#### Exercise details
Return all the data below as it stands, minus the pictures.

#### Data provided

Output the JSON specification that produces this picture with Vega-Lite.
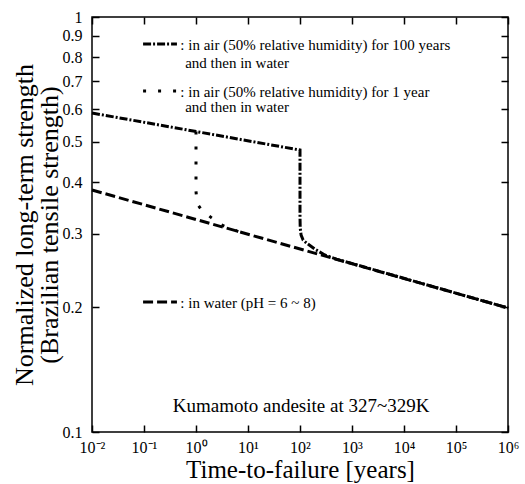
{
  "$schema": "https://vega.github.io/schema/vega-lite/v6.json",
  "width": 416,
  "height": 415,
  "autosize": "none",
  "padding": {"left": 92, "top": 17, "right": 17, "bottom": 52},
  "background": "white",
  "config": {
    "view": {"stroke": "black", "strokeWidth": 1.5},
    "font": "Liberation Serif",
    "axis": {"labelFont": "Liberation Serif", "titleFont": "Liberation Serif", "labelColor": "black", "titleColor": "black", "domain": false, "grid": false, "titleFontWeight": "normal"}
  },
  "datasets": {
    "water": [
      {"i": 0, "t": 0.01, "s": 0.383},
      {"i": 1, "t": 1000000, "s": 0.199}
    ],
    "air100": [
      {"i": 0, "t": 0.01, "s": 0.587},
      {"i": 1, "t": 100, "s": 0.478},
      {"i": 2, "t": 100, "s": 0.40},
      {"i": 3, "t": 100, "s": 0.33},
      {"i": 4, "t": 101, "s": 0.31},
      {"i": 5, "t": 105, "s": 0.298},
      {"i": 6, "t": 115, "s": 0.29},
      {"i": 7, "t": 140, "s": 0.284},
      {"i": 8, "t": 200, "s": 0.275},
      {"i": 9, "t": 300, "s": 0.267},
      {"i": 10, "t": 500, "s": 0.261},
      {"i": 11, "t": 1000000, "s": 0.199}
    ],
    "air1": [
      {"i": 0, "t": 1, "s": 0.53},
      {"i": 1, "t": 1, "s": 0.45},
      {"i": 2, "t": 1, "s": 0.38},
      {"i": 3, "t": 1.05, "s": 0.355},
      {"i": 4, "t": 1.3, "s": 0.342},
      {"i": 5, "t": 2, "s": 0.328},
      {"i": 6, "t": 3, "s": 0.316},
      {"i": 7, "t": 5, "s": 0.308},
      {"i": 8, "t": 8, "s": 0.301}
    ],
    "legendLines": [
      {"series": "air100", "x1": 0.096, "x2": 0.43, "y": 0.861},
      {"series": "air1", "x1": 0.096, "x2": 0.43, "y": 0.663},
      {"series": "water", "x1": 0.096, "x2": 0.43, "y": 0.2056}
    ],
    "labels": [
      {"x": 0.5, "y": 0.855, "text": ": in air (50% relative humidity) for 100 years"},
      {"x": 0.62, "y": 0.775, "text": "and then in water"},
      {"x": 0.5, "y": 0.66, "text": ": in air (50% relative humidity) for 1 year"},
      {"x": 0.62, "y": 0.607, "text": "and then in water"},
      {"x": 0.5, "y": 0.2045, "text": ": in water (pH = 6 ~ 8)"}
    ],
    "note": [
      {"x": 105, "y": 0.1155, "text": "Kumamoto andesite at 327~329K"}
    ]
  },
  "resolve": {"axis": {"x": "independent", "y": "independent"}},
  "layer": [
    {
      "data": {"name": "water"},
      "mark": {"type": "line", "strokeWidth": 3, "color": "black", "strokeCap": "butt", "strokeDash": [10, 4]},
      "encoding": {
        "x": {"field": "t", "type": "quantitative",
          "scale": {"type": "log", "domain": [0.01, 1000000], "nice": false},
          "axis": {"orient": "bottom", "values": [0.01, 0.1, 1, 10, 100, 1000, 10000, 100000, 1000000],
            "labelExpr": "['10⁻²','10⁻¹','10⁰','10¹','10²','10³','10⁴','10⁵','10⁶'][round(log(datum.value)/LN10)+2]",
            "tickSize": -7, "tickColor": "black", "tickWidth": 1.5,
            "labelPadding": 14, "labelFontSize": 16, "labelFlush": false,
            "title": "Time-to-failure [years]", "titleFontSize": 25, "titlePadding": 2}},
        "y": {"field": "s", "type": "quantitative",
          "scale": {"type": "log", "domain": [0.1, 1], "nice": false},
          "axis": {"orient": "left", "values": [0.1, 0.2, 0.3, 0.4, 0.5, 0.6, 0.7, 0.8, 0.9, 1],
            "labelExpr": "format(datum.value, '.1~f')",
            "tickSize": -7, "tickColor": "black", "tickWidth": 1.5,
            "labelPadding": 17, "labelFontSize": 16,
            "title": ["Normalized long-term strength", "(Brazilian tensile strength)"], "titleFontSize": 26, "titlePadding": 0, "titleLineHeight": 25}},
        "order": {"field": "i", "type": "quantitative"}
      }
    },
    {
      "data": {"name": "air100"},
      "mark": {"type": "line", "strokeWidth": 3, "color": "black", "strokeCap": "butt", "strokeDash": [8, 2, 2, 2]},
      "encoding": {
        "x": {"field": "t", "type": "quantitative",
          "axis": {"orient": "top", "values": [0.01, 0.1, 1, 10, 100, 1000, 10000, 100000, 1000000], "labels": false, "title": null,
            "tickSize": -7, "tickColor": "black", "tickWidth": 1.5}},
        "y": {"field": "s", "type": "quantitative",
          "axis": {"orient": "right", "values": [0.1, 0.2, 0.3, 0.4, 0.5, 0.6, 0.7, 0.8, 0.9, 1], "labels": false, "title": null,
            "tickSize": -7, "tickColor": "black", "tickWidth": 1.5}},
        "order": {"field": "i", "type": "quantitative"}
      }
    },
    {
      "data": {"name": "air1"},
      "mark": {"type": "line", "strokeWidth": 3, "color": "black", "strokeCap": "butt", "strokeDash": [3, 12]},
      "encoding": {
        "x": {"field": "t", "type": "quantitative", "axis": null},
        "y": {"field": "s", "type": "quantitative", "axis": null},
        "order": {"field": "i", "type": "quantitative"}
      }
    },
    {
      "data": {"name": "legendLines"},
      "transform": [{"filter": "datum.series == 'water'"}],
      "mark": {"type": "rule", "strokeWidth": 3, "color": "black", "strokeCap": "butt", "strokeDash": [10, 4]},
      "encoding": {
        "x": {"field": "x1", "type": "quantitative", "axis": null},
        "x2": {"field": "x2"},
        "y": {"field": "y", "type": "quantitative", "axis": null}
      }
    },
    {
      "data": {"name": "legendLines"},
      "transform": [{"filter": "datum.series == 'air100'"}],
      "mark": {"type": "rule", "strokeWidth": 3, "color": "black", "strokeCap": "butt", "strokeDash": [8, 2, 2, 2]},
      "encoding": {
        "x": {"field": "x1", "type": "quantitative", "axis": null},
        "x2": {"field": "x2"},
        "y": {"field": "y", "type": "quantitative", "axis": null}
      }
    },
    {
      "data": {"name": "legendLines"},
      "transform": [{"filter": "datum.series == 'air1'"}],
      "mark": {"type": "rule", "strokeWidth": 3, "color": "black", "strokeCap": "butt", "strokeDash": [3, 12]},
      "encoding": {
        "x": {"field": "x1", "type": "quantitative", "axis": null},
        "x2": {"field": "x2"},
        "y": {"field": "y", "type": "quantitative", "axis": null}
      }
    },
    {
      "data": {"name": "labels"},
      "mark": {"type": "text", "align": "left", "baseline": "middle", "fontSize": 15, "font": "Liberation Serif", "color": "black"},
      "encoding": {
        "x": {"field": "x", "type": "quantitative", "axis": null},
        "y": {"field": "y", "type": "quantitative", "axis": null},
        "text": {"field": "text"}
      }
    },
    {
      "data": {"name": "note"},
      "mark": {"type": "text", "align": "center", "baseline": "middle", "fontSize": 19, "font": "Liberation Serif", "color": "black"},
      "encoding": {
        "x": {"field": "x", "type": "quantitative", "axis": null},
        "y": {"field": "y", "type": "quantitative", "axis": null},
        "text": {"field": "text"}
      }
    }
  ]
}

#### Task response
Output the JSON specification that produces this picture with Vega-Lite.
{
  "$schema": "https://vega.github.io/schema/vega-lite/v6.json",
  "width": 416,
  "height": 415,
  "autosize": "none",
  "padding": {"left": 92, "top": 17, "right": 17, "bottom": 52},
  "background": "white",
  "config": {
    "view": {"stroke": "black", "strokeWidth": 1.5},
    "font": "Liberation Serif",
    "axis": {"labelFont": "Liberation Serif", "titleFont": "Liberation Serif", "labelColor": "black", "titleColor": "black", "domain": false, "grid": false, "titleFontWeight": "normal"}
  },
  "datasets": {
    "water": [
      {"i": 0, "t": 0.01, "s": 0.383},
      {"i": 1, "t": 1000000, "s": 0.199}
    ],
    "air100": [
      {"i": 0, "t": 0.01, "s": 0.587},
      {"i": 1, "t": 100, "s": 0.478},
      {"i": 2, "t": 100, "s": 0.40},
      {"i": 3, "t": 100, "s": 0.33},
      {"i": 4, "t": 101, "s": 0.31},
      {"i": 5, "t": 105, "s": 0.298},
      {"i": 6, "t": 115, "s": 0.29},
      {"i": 7, "t": 140, "s": 0.284},
      {"i": 8, "t": 200, "s": 0.275},
      {"i": 9, "t": 300, "s": 0.267},
      {"i": 10, "t": 500, "s": 0.261},
      {"i": 11, "t": 1000000, "s": 0.199}
    ],
    "air1": [
      {"i": 0, "t": 1, "s": 0.53},
      {"i": 1, "t": 1, "s": 0.45},
      {"i": 2, "t": 1, "s": 0.38},
      {"i": 3, "t": 1.05, "s": 0.355},
      {"i": 4, "t": 1.3, "s": 0.342},
      {"i": 5, "t": 2, "s": 0.328},
      {"i": 6, "t": 3, "s": 0.316},
      {"i": 7, "t": 5, "s": 0.308},
      {"i": 8, "t": 8, "s": 0.301}
    ],
    "legendLines": [
      {"series": "air100", "x1": 0.096, "x2": 0.43, "y": 0.861},
      {"series": "air1", "x1": 0.096, "x2": 0.43, "y": 0.663},
      {"series": "water", "x1": 0.096, "x2": 0.43, "y": 0.2056}
    ],
    "labels": [
      {"x": 0.5, "y": 0.855, "text": ": in air (50% relative humidity) for 100 years"},
      {"x": 0.62, "y": 0.775, "text": "and then in water"},
      {"x": 0.5, "y": 0.66, "text": ": in air (50% relative humidity) for 1 year"},
      {"x": 0.62, "y": 0.607, "text": "and then in water"},
      {"x": 0.5, "y": 0.2045, "text": ": in water (pH = 6 ~ 8)"}
    ],
    "note": [
      {"x": 105, "y": 0.1155, "text": "Kumamoto andesite at 327~329K"}
    ]
  },
  "resolve": {"axis": {"x": "independent", "y": "independent"}},
  "layer": [
    {
      "data": {"name": "water"},
      "mark": {"type": "line", "strokeWidth": 3, "color": "black", "strokeCap": "butt", "strokeDash": [10, 4]},
      "encoding": {
        "x": {"field": "t", "type": "quantitative",
          "scale": {"type": "log", "domain": [0.01, 1000000], "nice": false},
          "axis": {"orient": "bottom", "values": [0.01, 0.1, 1, 10, 100, 1000, 10000, 100000, 1000000],
            "labelExpr": "['10⁻²','10⁻¹','10⁰','10¹','10²','10³','10⁴','10⁵','10⁶'][round(log(datum.value)/LN10)+2]",
            "tickSize": -7, "tickColor": "black", "tickWidth": 1.5,
            "labelPadding": 14, "labelFontSize": 16, "labelFlush": false,
            "title": "Time-to-failure [years]", "titleFontSize": 25, "titlePadding": 2}},
        "y": {"field": "s", "type": "quantitative",
          "scale": {"type": "log", "domain": [0.1, 1], "nice": false},
          "axis": {"orient": "left", "values": [0.1, 0.2, 0.3, 0.4, 0.5, 0.6, 0.7, 0.8, 0.9, 1],
            "labelExpr": "format(datum.value, '.1~f')",
            "tickSize": -7, "tickColor": "black", "tickWidth": 1.5,
            "labelPadding": 17, "labelFontSize": 16,
            "title": ["Normalized long-term strength", "(Brazilian tensile strength)"], "titleFontSize": 26, "titlePadding": 0, "titleLineHeight": 25}},
        "order": {"field": "i", "type": "quantitative"}
      }
    },
    {
      "data": {"name": "air100"},
      "mark": {"type": "line", "strokeWidth": 3, "color": "black", "strokeCap": "butt", "strokeDash": [8, 2, 2, 2]},
      "encoding": {
        "x": {"field": "t", "type": "quantitative",
          "axis": {"orient": "top", "values": [0.01, 0.1, 1, 10, 100, 1000, 10000, 100000, 1000000], "labels": false, "title": null,
            "tickSize": -7, "tickColor": "black", "tickWidth": 1.5}},
        "y": {"field": "s", "type": "quantitative",
          "axis": {"orient": "right", "values": [0.1, 0.2, 0.3, 0.4, 0.5, 0.6, 0.7, 0.8, 0.9, 1], "labels": false, "title": null,
            "tickSize": -7, "tickColor": "black", "tickWidth": 1.5}},
        "order": {"field": "i", "type": "quantitative"}
      }
    },
    {
      "data": {"name": "air1"},
      "mark": {"type": "line", "strokeWidth": 3, "color": "black", "strokeCap": "butt", "strokeDash": [3, 12]},
      "encoding": {
        "x": {"field": "t", "type": "quantitative", "axis": null},
        "y": {"field": "s", "type": "quantitative", "axis": null},
        "order": {"field": "i", "type": "quantitative"}
      }
    },
    {
      "data": {"name": "legendLines"},
      "transform": [{"filter": "datum.series == 'water'"}],
      "mark": {"type": "rule", "strokeWidth": 3, "color": "black", "strokeCap": "butt", "strokeDash": [10, 4]},
      "encoding": {
        "x": {"field": "x1", "type": "quantitative", "axis": null},
        "x2": {"field": "x2"},
        "y": {"field": "y", "type": "quantitative", "axis": null}
      }
    },
    {
      "data": {"name": "legendLines"},
      "transform": [{"filter": "datum.series == 'air100'"}],
      "mark": {"type": "rule", "strokeWidth": 3, "color": "black", "strokeCap": "butt", "strokeDash": [8, 2, 2, 2]},
      "encoding": {
        "x": {"field": "x1", "type": "quantitative", "axis": null},
        "x2": {"field": "x2"},
        "y": {"field": "y", "type": "quantitative", "axis": null}
      }
    },
    {
      "data": {"name": "legendLines"},
      "transform": [{"filter": "datum.series == 'air1'"}],
      "mark": {"type": "rule", "strokeWidth": 3, "color": "black", "strokeCap": "butt", "strokeDash": [3, 12]},
      "encoding": {
        "x": {"field": "x1", "type": "quantitative", "axis": null},
        "x2": {"field": "x2"},
        "y": {"field": "y", "type": "quantitative", "axis": null}
      }
    },
    {
      "data": {"name": "labels"},
      "mark": {"type": "text", "align": "left", "baseline": "middle", "fontSize": 15, "font": "Liberation Serif", "color": "black"},
      "encoding": {
        "x": {"field": "x", "type": "quantitative", "axis": null},
        "y": {"field": "y", "type": "quantitative", "axis": null},
        "text": {"field": "text"}
      }
    },
    {
      "data": {"name": "note"},
      "mark": {"type": "text", "align": "center", "baseline": "middle", "fontSize": 19, "font": "Liberation Serif", "color": "black"},
      "encoding": {
        "x": {"field": "x", "type": "quantitative", "axis": null},
        "y": {"field": "y", "type": "quantitative", "axis": null},
        "text": {"field": "text"}
      }
    }
  ]
}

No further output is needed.